The bank’s headline number is eye-popping — it sees revenue growing at a 91% annual clip through 2030, with sales rising from about $19 billion in 2025 to $470 billion by 2030. That’s not “nice quarter” territory. That’s “are we sure we’re talking about the same company?” territory.
The AI glow-up
According to JPMorgan, SpaceX’s launch business is the key advantage because it unlocks the rest of the machine. The report sketches a future where Starship reusability helps SpaceX ramp from a handful of launches this year to roughly 5,000 annually by 2031, eventually supporting orbital compute and even data centers.
In other words, the bank isn’t valuing SpaceX like a sleepy aerospace name.
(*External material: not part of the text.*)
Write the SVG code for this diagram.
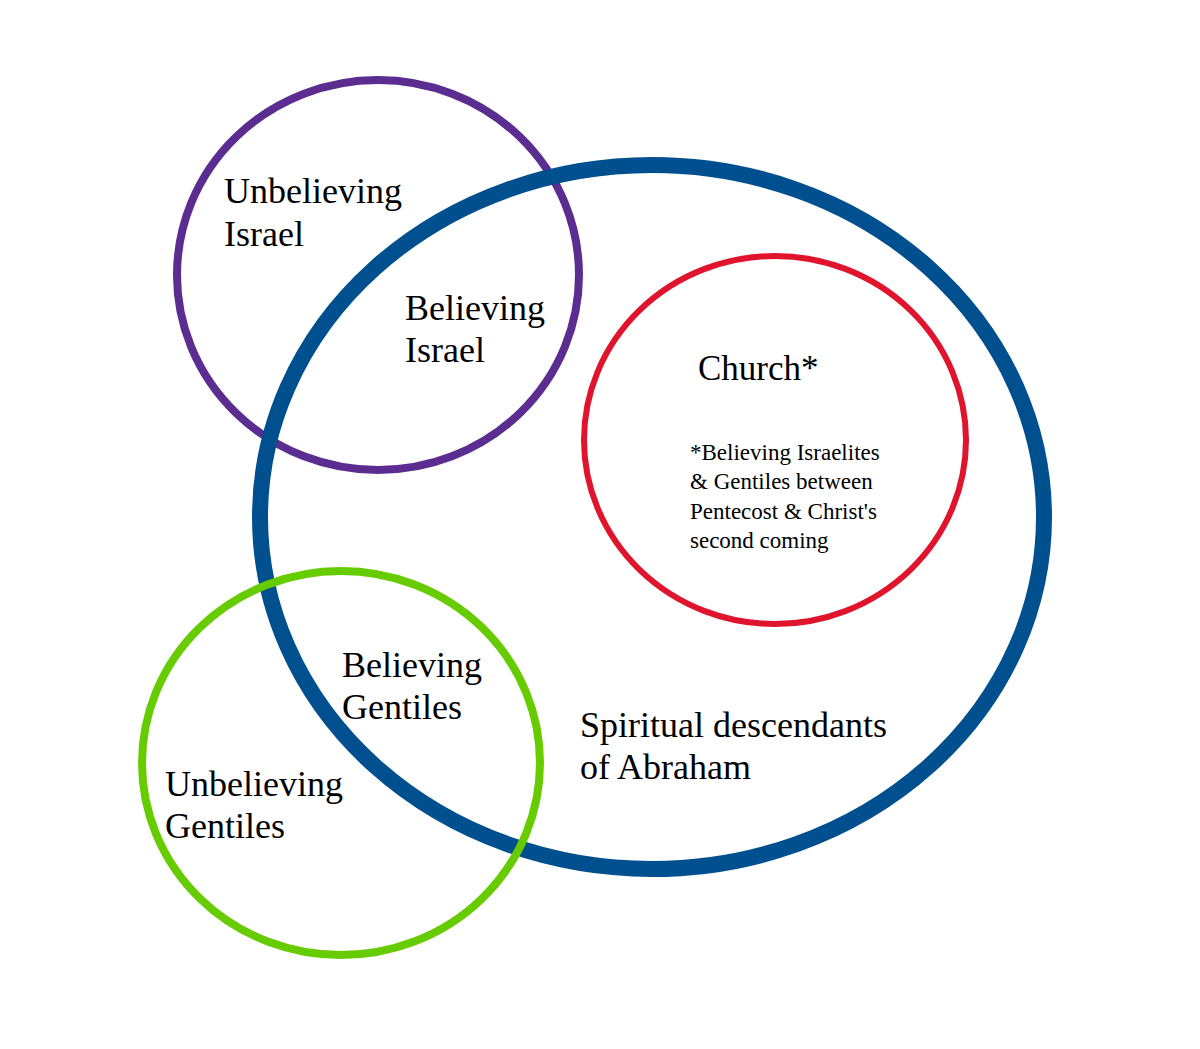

It’s trying to price it more like a next-gen AI infrastructure platform — with a business mix shifting from connectivity to AI, first on Earth and then, apparently, in space.
Why investors should care
This is still a launch company at its core, and that matters. SpaceX has completed roughly 670 orbital launches with a 99%+ mission success rate, and JPMorgan says it has launched more than 80% of all mass sent to orbit since 2023. That kind of dominance is what gives the company optionality.
Big picture: the bold call here isn’t just the price target. It’s the idea that SpaceX’s biggest money-making engine might not be rockets themselves, but the entire universe of businesses those rockets can make possible.